----- Provided material -----
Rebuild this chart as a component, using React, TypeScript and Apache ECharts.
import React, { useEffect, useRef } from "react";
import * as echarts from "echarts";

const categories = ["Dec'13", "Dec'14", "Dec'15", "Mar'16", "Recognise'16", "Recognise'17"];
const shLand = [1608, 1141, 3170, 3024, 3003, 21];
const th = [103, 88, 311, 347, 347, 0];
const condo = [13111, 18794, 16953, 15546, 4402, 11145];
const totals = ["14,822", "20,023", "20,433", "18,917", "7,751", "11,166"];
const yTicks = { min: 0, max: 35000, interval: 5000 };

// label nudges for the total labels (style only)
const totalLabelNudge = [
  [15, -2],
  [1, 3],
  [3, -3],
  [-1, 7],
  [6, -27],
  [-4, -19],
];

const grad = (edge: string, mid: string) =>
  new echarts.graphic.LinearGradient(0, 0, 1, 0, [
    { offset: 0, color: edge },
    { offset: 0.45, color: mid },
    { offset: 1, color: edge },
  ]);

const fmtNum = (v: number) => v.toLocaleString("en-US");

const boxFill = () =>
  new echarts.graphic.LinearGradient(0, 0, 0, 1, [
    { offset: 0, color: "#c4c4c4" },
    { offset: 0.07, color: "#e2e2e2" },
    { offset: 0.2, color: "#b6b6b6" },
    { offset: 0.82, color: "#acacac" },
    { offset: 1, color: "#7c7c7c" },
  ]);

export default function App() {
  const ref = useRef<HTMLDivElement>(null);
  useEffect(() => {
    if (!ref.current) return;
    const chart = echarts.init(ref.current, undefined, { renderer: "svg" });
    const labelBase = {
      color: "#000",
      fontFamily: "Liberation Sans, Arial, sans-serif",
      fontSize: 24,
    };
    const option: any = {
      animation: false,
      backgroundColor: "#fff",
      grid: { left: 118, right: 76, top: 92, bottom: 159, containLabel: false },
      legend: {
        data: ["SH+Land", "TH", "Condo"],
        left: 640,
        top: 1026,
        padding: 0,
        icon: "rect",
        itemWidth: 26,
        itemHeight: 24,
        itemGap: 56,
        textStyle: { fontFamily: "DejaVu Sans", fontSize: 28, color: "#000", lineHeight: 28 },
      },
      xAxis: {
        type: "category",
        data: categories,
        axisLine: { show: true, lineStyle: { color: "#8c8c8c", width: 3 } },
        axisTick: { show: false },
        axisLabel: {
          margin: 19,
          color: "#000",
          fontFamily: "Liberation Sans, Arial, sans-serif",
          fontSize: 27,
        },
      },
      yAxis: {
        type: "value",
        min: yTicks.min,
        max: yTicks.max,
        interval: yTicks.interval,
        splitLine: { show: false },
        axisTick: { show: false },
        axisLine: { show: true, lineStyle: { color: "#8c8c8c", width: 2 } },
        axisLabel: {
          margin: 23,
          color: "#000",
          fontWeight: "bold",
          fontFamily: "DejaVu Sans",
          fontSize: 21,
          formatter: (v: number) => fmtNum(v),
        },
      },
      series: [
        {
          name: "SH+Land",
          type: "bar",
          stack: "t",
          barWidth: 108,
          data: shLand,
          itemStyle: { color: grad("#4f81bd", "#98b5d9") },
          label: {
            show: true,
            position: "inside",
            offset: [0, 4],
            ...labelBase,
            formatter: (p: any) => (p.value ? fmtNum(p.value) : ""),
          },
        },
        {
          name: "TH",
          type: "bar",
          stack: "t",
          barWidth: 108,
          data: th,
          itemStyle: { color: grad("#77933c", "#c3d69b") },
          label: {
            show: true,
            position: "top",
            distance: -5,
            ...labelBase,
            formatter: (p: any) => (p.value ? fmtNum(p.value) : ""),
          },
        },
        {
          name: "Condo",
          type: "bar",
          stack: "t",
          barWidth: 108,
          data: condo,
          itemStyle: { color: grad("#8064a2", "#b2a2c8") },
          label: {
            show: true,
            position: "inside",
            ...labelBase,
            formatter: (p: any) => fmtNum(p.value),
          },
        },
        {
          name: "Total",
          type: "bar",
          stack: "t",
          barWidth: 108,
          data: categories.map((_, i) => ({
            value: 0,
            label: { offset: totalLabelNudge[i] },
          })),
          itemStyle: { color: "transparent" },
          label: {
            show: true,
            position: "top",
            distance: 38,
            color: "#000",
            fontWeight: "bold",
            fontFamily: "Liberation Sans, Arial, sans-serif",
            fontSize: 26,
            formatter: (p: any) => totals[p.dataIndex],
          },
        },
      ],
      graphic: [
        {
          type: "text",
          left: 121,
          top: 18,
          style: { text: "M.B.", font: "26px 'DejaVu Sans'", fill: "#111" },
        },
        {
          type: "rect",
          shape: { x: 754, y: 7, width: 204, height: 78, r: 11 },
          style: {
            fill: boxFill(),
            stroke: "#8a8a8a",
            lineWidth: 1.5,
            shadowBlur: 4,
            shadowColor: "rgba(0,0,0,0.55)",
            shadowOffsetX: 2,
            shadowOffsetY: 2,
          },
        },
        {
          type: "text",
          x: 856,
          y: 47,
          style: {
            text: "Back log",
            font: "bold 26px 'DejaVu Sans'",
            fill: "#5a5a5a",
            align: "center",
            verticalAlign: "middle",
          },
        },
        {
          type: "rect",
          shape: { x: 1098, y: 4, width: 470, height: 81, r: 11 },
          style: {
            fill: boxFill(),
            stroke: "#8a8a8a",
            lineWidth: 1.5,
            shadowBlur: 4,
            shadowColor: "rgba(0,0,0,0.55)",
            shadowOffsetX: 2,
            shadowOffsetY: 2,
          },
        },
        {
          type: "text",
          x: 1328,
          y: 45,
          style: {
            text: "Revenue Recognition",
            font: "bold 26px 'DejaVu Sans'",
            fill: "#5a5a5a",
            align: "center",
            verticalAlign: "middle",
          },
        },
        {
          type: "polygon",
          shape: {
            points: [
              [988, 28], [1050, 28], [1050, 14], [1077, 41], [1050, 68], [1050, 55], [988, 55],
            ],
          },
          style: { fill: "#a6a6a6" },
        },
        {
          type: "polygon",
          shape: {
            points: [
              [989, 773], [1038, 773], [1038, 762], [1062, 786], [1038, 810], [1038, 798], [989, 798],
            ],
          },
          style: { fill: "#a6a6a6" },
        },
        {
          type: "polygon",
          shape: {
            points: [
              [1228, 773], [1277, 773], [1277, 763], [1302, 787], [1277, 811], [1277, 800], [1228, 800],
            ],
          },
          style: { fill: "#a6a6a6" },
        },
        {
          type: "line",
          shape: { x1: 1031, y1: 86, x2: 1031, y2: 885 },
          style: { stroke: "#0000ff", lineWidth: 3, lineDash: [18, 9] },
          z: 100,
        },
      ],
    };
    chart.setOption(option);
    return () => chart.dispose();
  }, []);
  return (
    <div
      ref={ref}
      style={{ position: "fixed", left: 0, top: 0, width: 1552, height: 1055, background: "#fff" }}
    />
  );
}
-----
----- Provided material -----
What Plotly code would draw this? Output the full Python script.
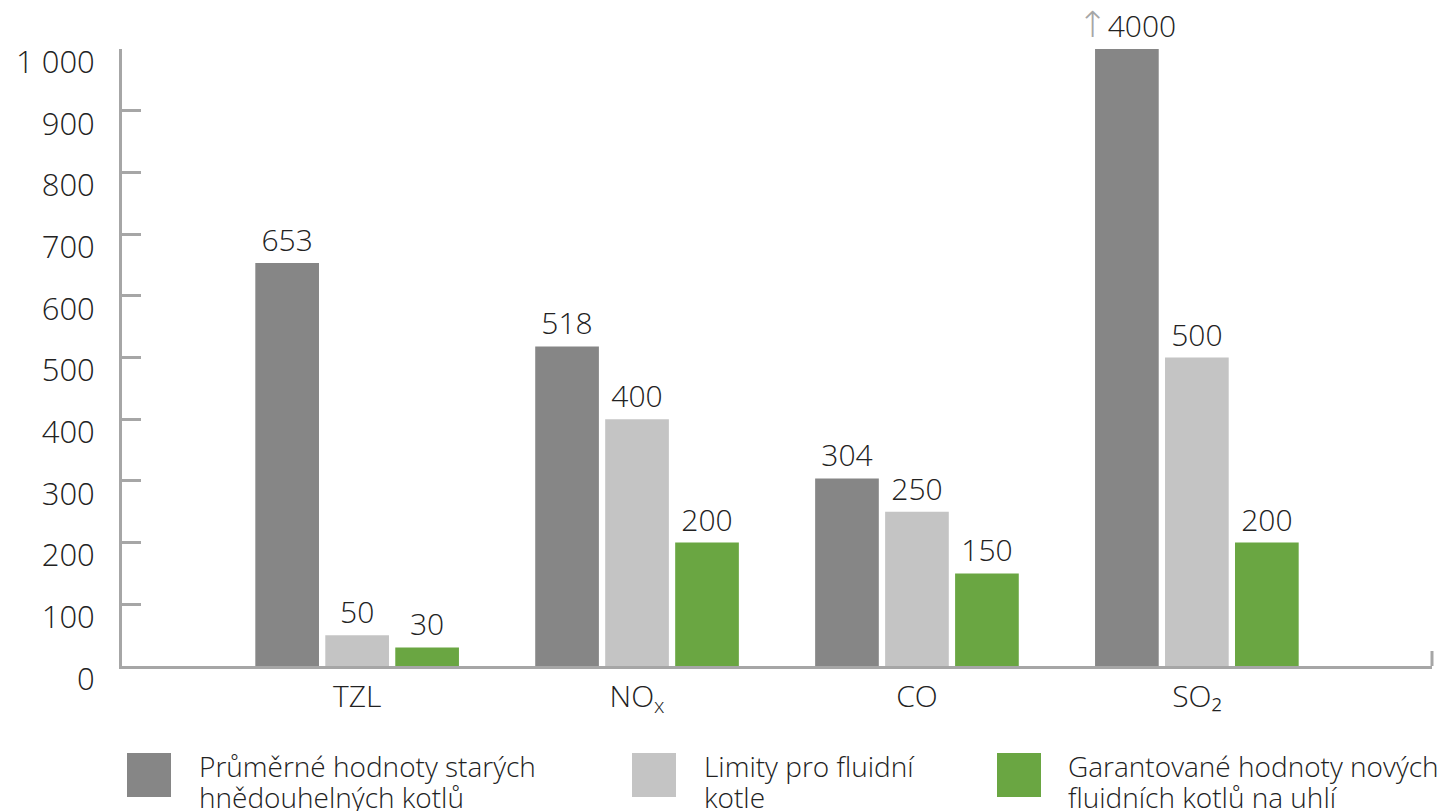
-----
Copy out all lines above that include the string "this".

Rebuild this chart as a component, using React, TypeScript and Apache ECharts.
What Plotly code would draw this? Output the full Python script.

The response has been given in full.